◆ **Exercise brief**
Only a number is wanted. Count the lines holding the string "chart".

##############################

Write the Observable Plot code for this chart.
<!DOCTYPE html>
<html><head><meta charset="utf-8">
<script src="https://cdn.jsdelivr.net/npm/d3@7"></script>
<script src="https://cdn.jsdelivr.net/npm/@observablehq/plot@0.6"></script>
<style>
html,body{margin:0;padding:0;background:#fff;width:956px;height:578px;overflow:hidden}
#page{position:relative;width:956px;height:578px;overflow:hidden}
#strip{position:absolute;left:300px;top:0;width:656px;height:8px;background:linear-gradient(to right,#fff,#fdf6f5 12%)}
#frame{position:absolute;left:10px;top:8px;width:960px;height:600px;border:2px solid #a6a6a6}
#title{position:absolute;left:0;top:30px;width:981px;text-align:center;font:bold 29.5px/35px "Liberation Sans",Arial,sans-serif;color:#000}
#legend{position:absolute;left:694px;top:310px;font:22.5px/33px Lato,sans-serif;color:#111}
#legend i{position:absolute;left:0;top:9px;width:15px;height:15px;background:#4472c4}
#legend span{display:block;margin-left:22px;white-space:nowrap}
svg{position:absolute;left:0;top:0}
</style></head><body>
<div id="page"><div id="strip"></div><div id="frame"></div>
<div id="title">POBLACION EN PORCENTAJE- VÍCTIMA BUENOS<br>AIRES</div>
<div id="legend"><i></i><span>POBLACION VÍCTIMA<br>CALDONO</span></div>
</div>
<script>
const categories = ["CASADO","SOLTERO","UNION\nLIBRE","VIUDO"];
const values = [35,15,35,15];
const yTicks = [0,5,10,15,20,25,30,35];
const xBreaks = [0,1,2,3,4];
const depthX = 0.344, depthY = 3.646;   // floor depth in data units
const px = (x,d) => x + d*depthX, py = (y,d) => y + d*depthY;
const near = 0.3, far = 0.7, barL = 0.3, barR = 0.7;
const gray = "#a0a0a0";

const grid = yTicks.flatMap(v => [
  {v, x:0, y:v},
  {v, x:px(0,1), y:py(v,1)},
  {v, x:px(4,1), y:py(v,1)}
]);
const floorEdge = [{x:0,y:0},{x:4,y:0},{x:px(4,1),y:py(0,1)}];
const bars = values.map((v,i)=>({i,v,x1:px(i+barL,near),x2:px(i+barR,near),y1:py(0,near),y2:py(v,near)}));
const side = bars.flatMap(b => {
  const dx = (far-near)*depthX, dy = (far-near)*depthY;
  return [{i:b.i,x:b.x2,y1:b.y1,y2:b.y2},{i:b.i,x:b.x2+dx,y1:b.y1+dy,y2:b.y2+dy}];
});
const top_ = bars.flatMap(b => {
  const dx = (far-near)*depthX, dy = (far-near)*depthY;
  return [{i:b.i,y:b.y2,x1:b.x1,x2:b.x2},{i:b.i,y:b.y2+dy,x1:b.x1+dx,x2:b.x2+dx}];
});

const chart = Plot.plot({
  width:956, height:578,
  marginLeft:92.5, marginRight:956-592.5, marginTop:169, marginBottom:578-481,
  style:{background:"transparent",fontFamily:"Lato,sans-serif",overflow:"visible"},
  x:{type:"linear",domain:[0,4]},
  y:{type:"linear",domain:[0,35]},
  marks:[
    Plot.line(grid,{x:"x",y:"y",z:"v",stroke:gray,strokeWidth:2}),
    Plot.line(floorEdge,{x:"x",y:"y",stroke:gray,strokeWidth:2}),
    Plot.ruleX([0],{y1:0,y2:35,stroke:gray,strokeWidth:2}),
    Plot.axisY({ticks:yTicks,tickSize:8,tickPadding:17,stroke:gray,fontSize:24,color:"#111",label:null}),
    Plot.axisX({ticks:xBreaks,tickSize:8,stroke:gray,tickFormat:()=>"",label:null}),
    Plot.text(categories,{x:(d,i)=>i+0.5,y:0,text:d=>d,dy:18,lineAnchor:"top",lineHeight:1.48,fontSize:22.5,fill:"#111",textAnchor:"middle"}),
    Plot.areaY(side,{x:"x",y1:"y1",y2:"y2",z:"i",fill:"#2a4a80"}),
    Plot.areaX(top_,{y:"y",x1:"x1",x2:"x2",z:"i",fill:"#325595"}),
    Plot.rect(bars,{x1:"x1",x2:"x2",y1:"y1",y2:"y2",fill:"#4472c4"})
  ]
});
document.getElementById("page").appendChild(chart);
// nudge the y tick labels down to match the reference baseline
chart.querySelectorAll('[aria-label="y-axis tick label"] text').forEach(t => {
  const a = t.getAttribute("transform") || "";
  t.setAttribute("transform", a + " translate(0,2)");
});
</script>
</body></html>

##############################

◆ **Task solution**
4